Когда сегодня я смотрю на сотни фотографий, сделанных в Корее, я ловлю себя на мысли, что они неплохо сделаны, но по большей части предсказуемо изображают классические «дзэнские» сюжеты: бамбук и сосны в снегу, монахи в полях, статуи Будды, отливающие красным в свете вечернего солнца. Важность возвращения к фотографии для меня заключалась не в качестве снимков, но в пробуждении эстетического чувства, которое дремало в течение многих лет, пока я был тибетским монахом. Теперь же я оказался в буддийской культуре, где высоко ценилась интеграция творческой энергии в практику Дхармы.

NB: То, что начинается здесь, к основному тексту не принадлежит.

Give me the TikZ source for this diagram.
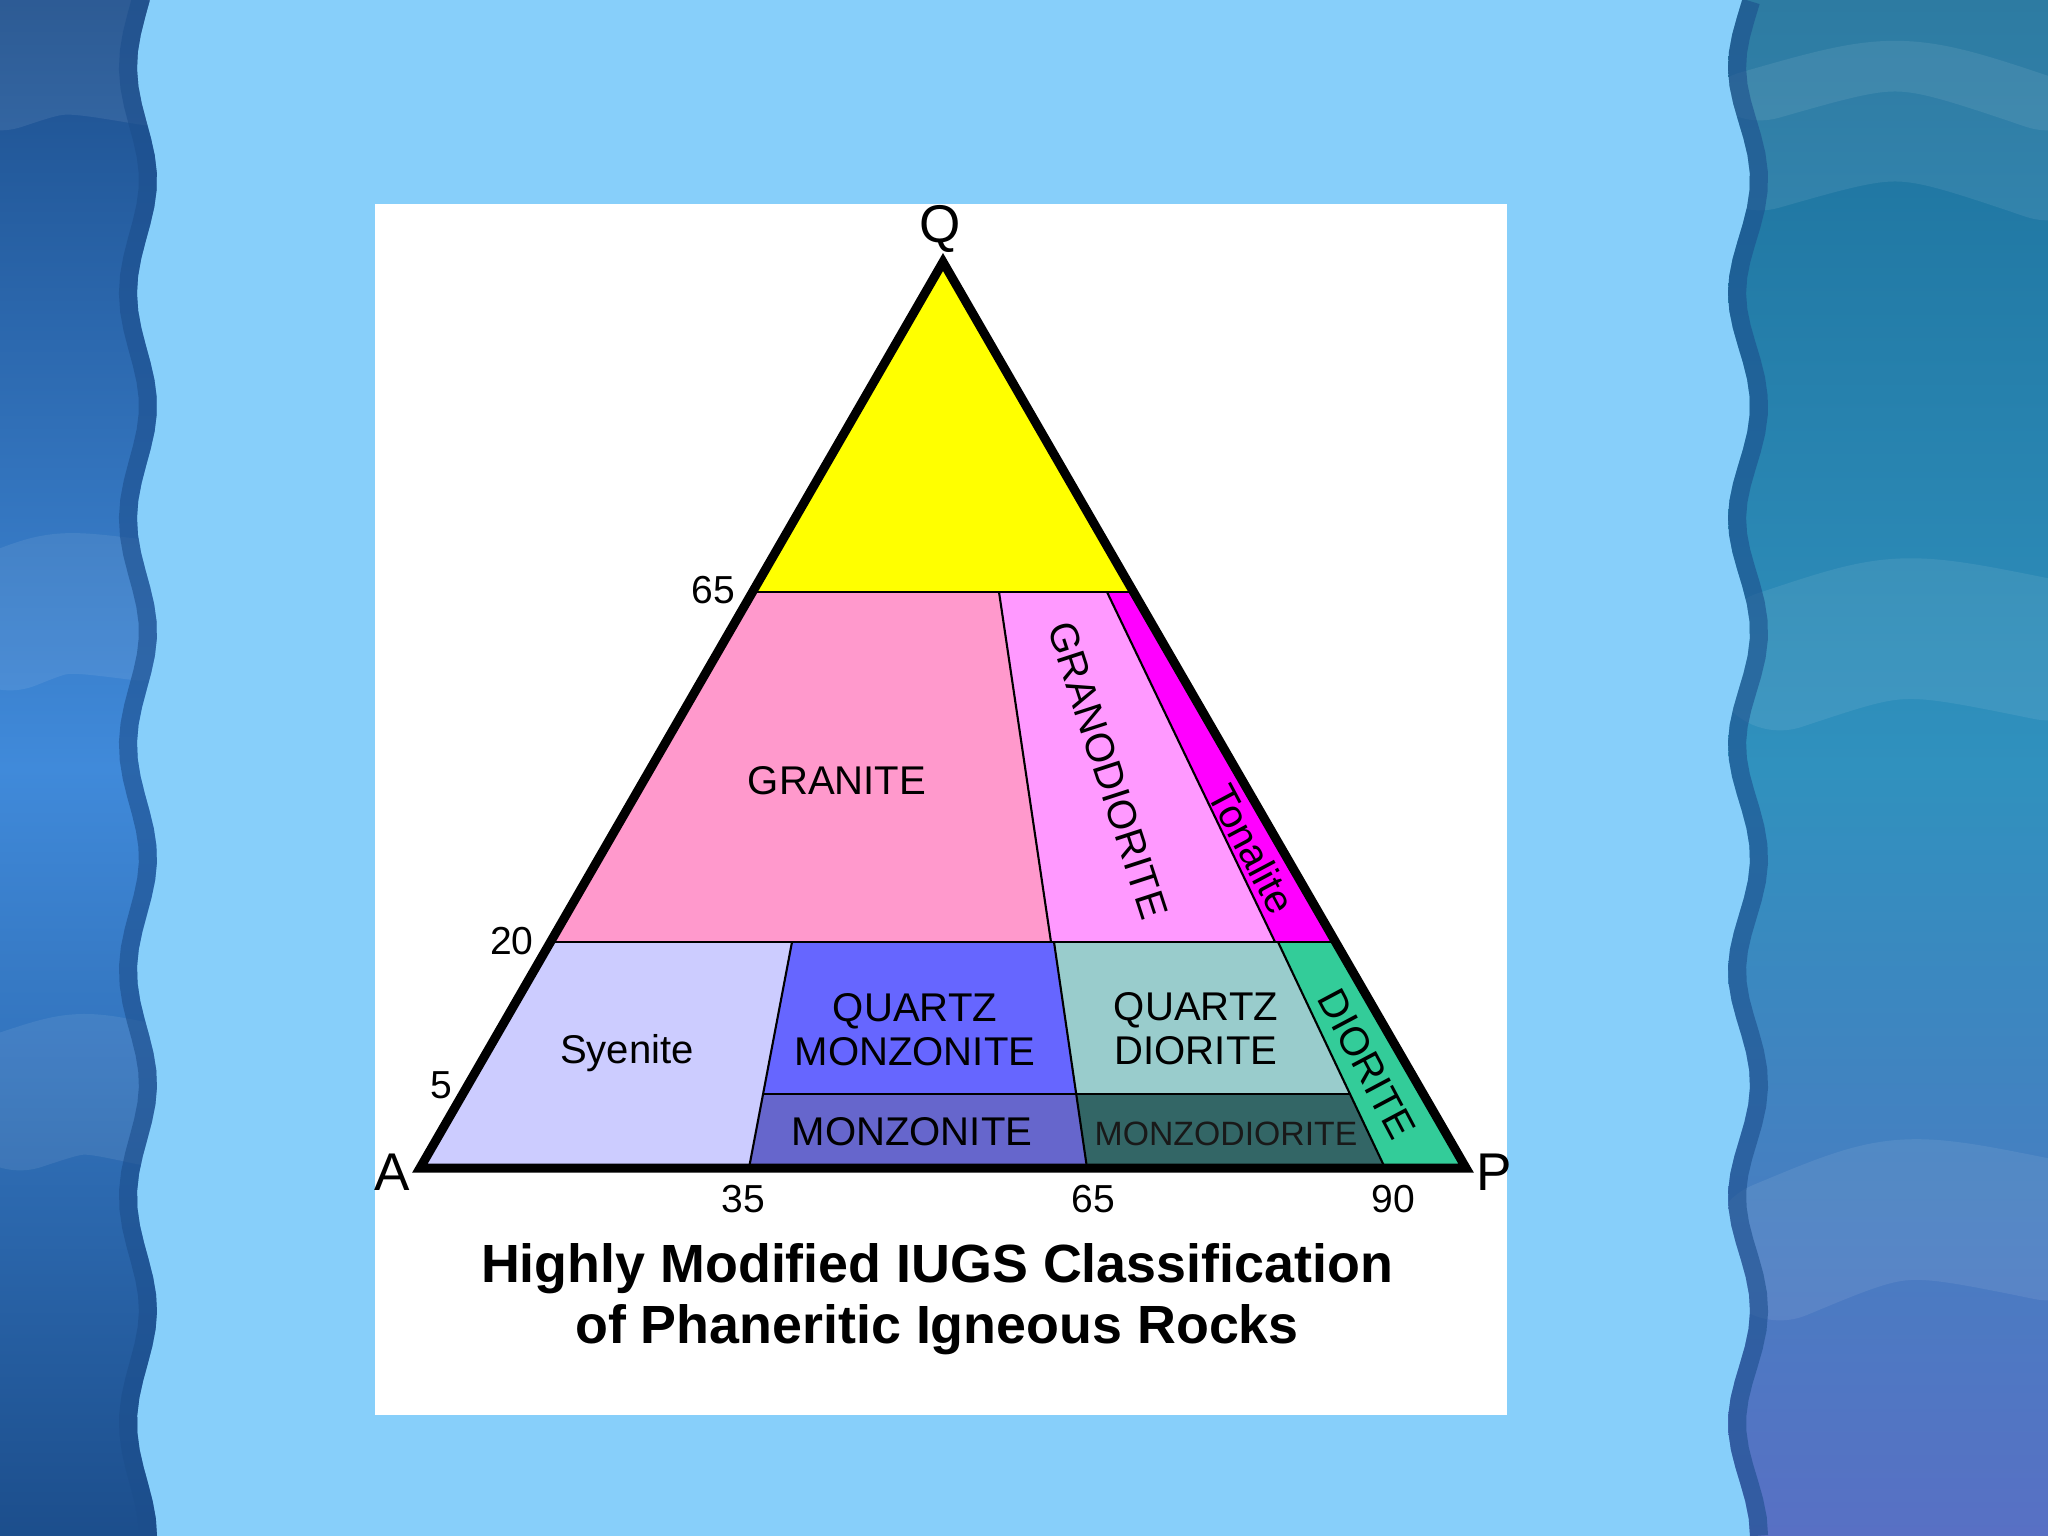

Под влиянием дзэна мой стиль письма стал более экспериментальным и ироничным. В отрывках, написанных в монастыре, которые были в конечном счете опубликованы под названием Верить, чтобы сомневаться, вместо тщательно выстроенного линейного изложения, я обращался к различным темам иносказательным, импрессионистским языком, переплетая анекдоты из своей жизни с анализом текстов, многочисленные цитаты с вымышленными диалогами, дзэнские рассказы с журнальными заметками. Отдавая предпочтение сомнению, а не вере, удивлению, а не уверенности, и вопросам, а не ответам, практика дзэна поощряла свободу моего воображения.